During indexing, a structure is built to organize vectors in space, so that search is performed only on a subset. Vectors are quantized and assigned to different partitions via SOAR. Let’s analyze this.

I have data in a vector database and a query $q$. I want to return the $k$ closest vectors to $q$. A linear scan gives exact results but is inefficient (intractable) due to the curse of dimensionality.
We approximate accuracy to gain efficiency, hence Approximate Nearest Neighbor.

Spill Tree

Data replication to reduce partitioning errors.

Spill tree diagram

Here, $t$ is a separating hyperplane that divides the space into two regions. An overlap is introduced so that points near the boundary are replicated in both $A$ and $B$.

However, the complexity is exponential: if at each level of the tree a point $x$ falls into the overlap region, it is duplicated in both children and appears $2^h$ times.

Vector Quantization

We approximate vector values with centroids. This process returns two objects: codebook and assignment function.

$$C \in \mathbb{R}^{c\times d} \tag{1}$$

is a matrix with $c$ rows, each a vector in $\mathbb{R}^d$, so each row is a centroid.

$$\pi(v):\mathbb{R}^d \mapsto {1,\dots, c} \tag{2}$$

The assignment function ensures each vector is mapped to the nearest centroid. At query time, we compute the inner product between $q$ and all centroids, rank them by score, and retrieve points from those partitions.

This is not free: replacing $x$ with its centroid introduces error.

Residual

What we lose by replacing $x$ with its centroid.

If the residual is large and positive, the centroid underestimates the true score, and the correct partition may not be visited.
This happens when the residual $r$ is aligned with the query $q$, since the error is:

$$ \langle q, x \rangle - \langle q, C_{\pi(x)} \rangle = \langle q, r \rangle $$

A high $\langle q, r \rangle$ makes the point harder to retrieve.[^soar-paper]

Spilling with Orthogonality-Amplified Residuals

To avoid losing a point $x$ during search, we assign it to multiple partitions. But how do we choose the additional one?

Orthogonal residuals diagram

On the left, choosing $c’$ produces a new residual $r’$ similar to $r$.
On the right, choosing $c’’$ produces a residual $r’’$ almost orthogonal to $r$.

This is crucial: if two residuals have similar direction, they fail in the same cases. If they are orthogonal, at least one will give a good score.

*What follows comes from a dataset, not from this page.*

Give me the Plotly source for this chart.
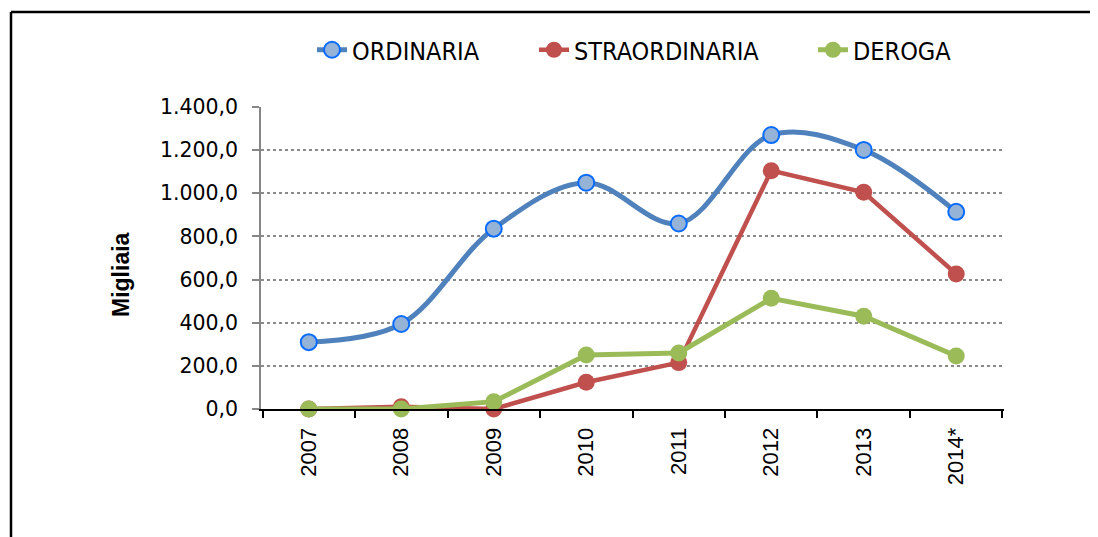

Thus, we choose the centroid using a loss that minimizes quantization error while penalizing alignment between residuals:

$$ L(r’, r, Q) = \mathbb{E}_{q \in Q} \left[ w(\cos\theta), \langle q, r’ \rangle^2 \right] $$

where:

  • $r = x - c$ is the residual of the first assignment
  • $r’ = x - c’$ is the candidate residual
  • $q$ is a query $\in Q$1
  • $\theta$ is the angle between $q$ and $r$
  • $w(\cos\theta)$ gives more weight to cases where the original error is high, i.e. when $r$ is aligned with $q$

This loss explicitly reduces correlation between errors $\langle q, r \rangle$ and $\langle q, r’ \rangle$, which is the core idea of SOAR.[^soar-paper]

All these multiple assignments increase memory and indexing cost linearly with the number of copies per point. It is shown that a second assignment is already sufficient to cover most cases; additional ones bring marginal benefits relative to the cost.

Link to the official paper: https://arxiv.org/pdf/2404.00774


  1. $Q$ can be seen as a representative sample of real queries, i.e. the distribution of queries expected during system usage ↩︎